The task >>
Go through the data below and copy it exactly, skipping every picture.

Collected data >>
□ □ □

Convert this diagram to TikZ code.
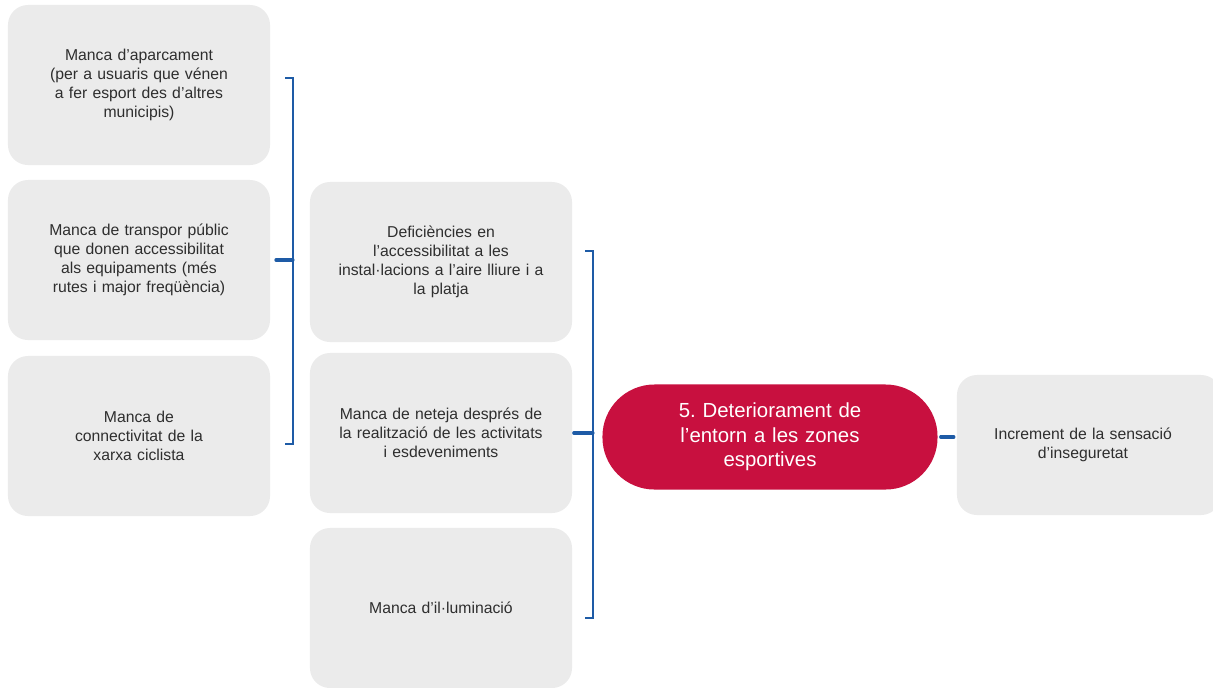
\documentclass[tikz,border=0pt]{standalone}
\usepackage{fontspec}
\setmainfont{Liberation Sans}
\usepackage{xcolor}
\usetikzlibrary{calc}

\definecolor{boxgray}{HTML}{EBEBEB}
\definecolor{txtgray}{HTML}{2E2E2E}
\definecolor{mainred}{HTML}{C8103F}
\definecolor{linkblue}{HTML}{1E5BA6}

\frenchspacing
\begin{document}
\begin{tikzpicture}[x=0.025cm, y=-0.025cm,
	cause/.style={fill=boxgray, rounded corners=0.5cm, minimum width=6.55cm, minimum height=4cm, text width=5.9cm, align=center, text=txtgray, font=\fontsize{11.2}{13.6}\selectfont, inner sep=0pt},
	mainbox/.style={fill=mainred, rounded corners=1.3cm, minimum width=8.375cm, minimum height=2.625cm, text width=7cm, align=center, text=white, font=\fontsize{14.5}{17.5}\selectfont, inner sep=0pt},
	bracket/.style={draw=linkblue, line width=1.1pt},
	stub/.style={draw=linkblue, line width=2.2pt, line cap=round}]
	\useasboundingbox (0,0) rectangle (1213,687);
	% first column
	\node[cause] (park) at (139,85) {Manca d'aparcament\\(per a usuaris que vénen\\a fer esport des d'altres\\municipis)};
	\node[cause] (bus) at (139,260) {Manca de transpor públic\\que donen accessibilitat\\als equipaments (més\\rutes i major freqüència)};
	\node[cause] (bike) at (139,436) {Manca de\\connectivitat de la\\xarxa ciclista};
	% second column
	\node[cause] (access) at (441,262) {Deficiències en\\l'accessibilitat a les\\instal·lacions a l'aire lliure i a\\la platja};
	\node[cause] (clean) at (441,433) {Manca de neteja després de\\la realització de les activitats\\i esdeveniments};
	\node[cause] (light) at (441,608) {Manca d'il·luminació};
	% problem and effect
	\node[mainbox] (main) at (770,437) {5. Deteriorament de\\l'entorn a les zones\\esportives};
	\node[cause, minimum width=6.6cm, minimum height=3.5cm] (effect) at (1089,445) {\hspace*{-0.3cm}Increment de la sensació\\\hspace*{-0.3cm}d'inseguretat};
	% brackets
	\coordinate (j1) at (293,260);
	\coordinate (j2) at (593,433);
	\draw[bracket] (285,78) -| (j1) |- (285,444);
	\draw[bracket] (585,251) -| (j2) |- (585,618);
	\draw[stub, shorten <=4pt] (bus.east) -- (j1);
	\draw[stub, shorten <=1pt] (clean.east) -- (j2);
	\draw[stub, shorten <=2pt, shorten >=2pt] (main.east) -- (effect.west |- main.east);
\end{tikzpicture}
\end{document}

□ □ □

Answer to this exercise >>
Convert this diagram to TikZ code.
\documentclass[tikz,border=0pt]{standalone}
\usepackage{fontspec}
\setmainfont{Liberation Sans}
\usepackage{xcolor}
\usetikzlibrary{calc}

\definecolor{boxgray}{HTML}{EBEBEB}
\definecolor{txtgray}{HTML}{2E2E2E}
\definecolor{mainred}{HTML}{C8103F}
\definecolor{linkblue}{HTML}{1E5BA6}

\frenchspacing
\begin{document}
\begin{tikzpicture}[x=0.025cm, y=-0.025cm,
	cause/.style={fill=boxgray, rounded corners=0.5cm, minimum width=6.55cm, minimum height=4cm, text width=5.9cm, align=center, text=txtgray, font=\fontsize{11.2}{13.6}\selectfont, inner sep=0pt},
	mainbox/.style={fill=mainred, rounded corners=1.3cm, minimum width=8.375cm, minimum height=2.625cm, text width=7cm, align=center, text=white, font=\fontsize{14.5}{17.5}\selectfont, inner sep=0pt},
	bracket/.style={draw=linkblue, line width=1.1pt},
	stub/.style={draw=linkblue, line width=2.2pt, line cap=round}]
	\useasboundingbox (0,0) rectangle (1213,687);
	% first column
	\node[cause] (park) at (139,85) {Manca d'aparcament\\(per a usuaris que vénen\\a fer esport des d'altres\\municipis)};
	\node[cause] (bus) at (139,260) {Manca de transpor públic\\que donen accessibilitat\\als equipaments (més\\rutes i major freqüència)};
	\node[cause] (bike) at (139,436) {Manca de\\connectivitat de la\\xarxa ciclista};
	% second column
	\node[cause] (access) at (441,262) {Deficiències en\\l'accessibilitat a les\\instal·lacions a l'aire lliure i a\\la platja};
	\node[cause] (clean) at (441,433) {Manca de neteja després de\\la realització de les activitats\\i esdeveniments};
	\node[cause] (light) at (441,608) {Manca d'il·luminació};
	% problem and effect
	\node[mainbox] (main) at (770,437) {5. Deteriorament de\\l'entorn a les zones\\esportives};
	\node[cause, minimum width=6.6cm, minimum height=3.5cm] (effect) at (1089,445) {\hspace*{-0.3cm}Increment de la sensació\\\hspace*{-0.3cm}d'inseguretat};
	% brackets
	\coordinate (j1) at (293,260);
	\coordinate (j2) at (593,433);
	\draw[bracket] (285,78) -| (j1) |- (285,444);
	\draw[bracket] (585,251) -| (j2) |- (585,618);
	\draw[stub, shorten <=4pt] (bus.east) -- (j1);
	\draw[stub, shorten <=1pt] (clean.east) -- (j2);
	\draw[stub, shorten <=2pt, shorten >=2pt] (main.east) -- (effect.west |- main.east);
\end{tikzpicture}
\end{document}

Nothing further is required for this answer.